A key reason for her poor performance was her reported inability or unwillingness to face up to Mr Smith who was clearly a
domineering personality. A key quality of a company chairman is his or her ability and willingness to personally challenge the
chief executive if necessary.
She failed to ensure that a committee structure was in place, allowing as she did, the remunerations committee to atrophy
when two members left the company.
Linked to this, it appears from the case that the two non-executive directors that left were not replaced and again, it is a part
of the chairman’s responsibility to ensure that an adequate number of non-executives are in place on the board.
She inexplicably allowed Mr Smith to design his own rewards package and presided over him reducing the performance
related element of his package which was clearly misaligned with the shareholders’ interests.

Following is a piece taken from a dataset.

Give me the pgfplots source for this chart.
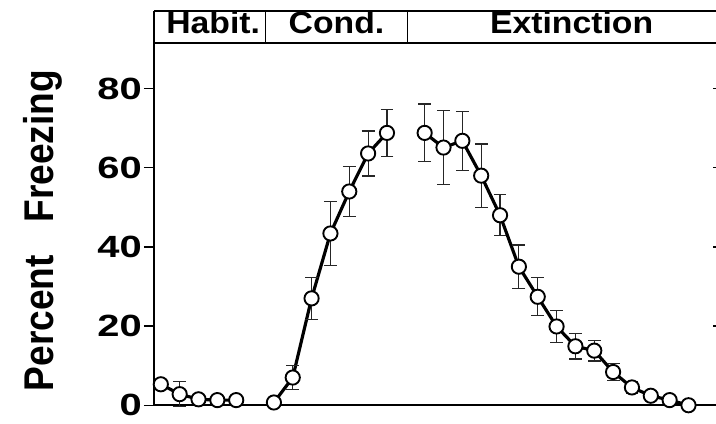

When Mr Smith failed to co-ordinate the other directors because of his unspecified business travel, she failed to hold him to
account thereby allowing the company’s strategy to fail.
There seems to have been some under-reporting of potential strategic problems in the most recent annual report. A ‘future
prospects’ or ‘continuing business’ statement is often a required disclosure in an annual report (in many countries) and there is evidence that this statement may have been missing or misleading in the most recent annual report.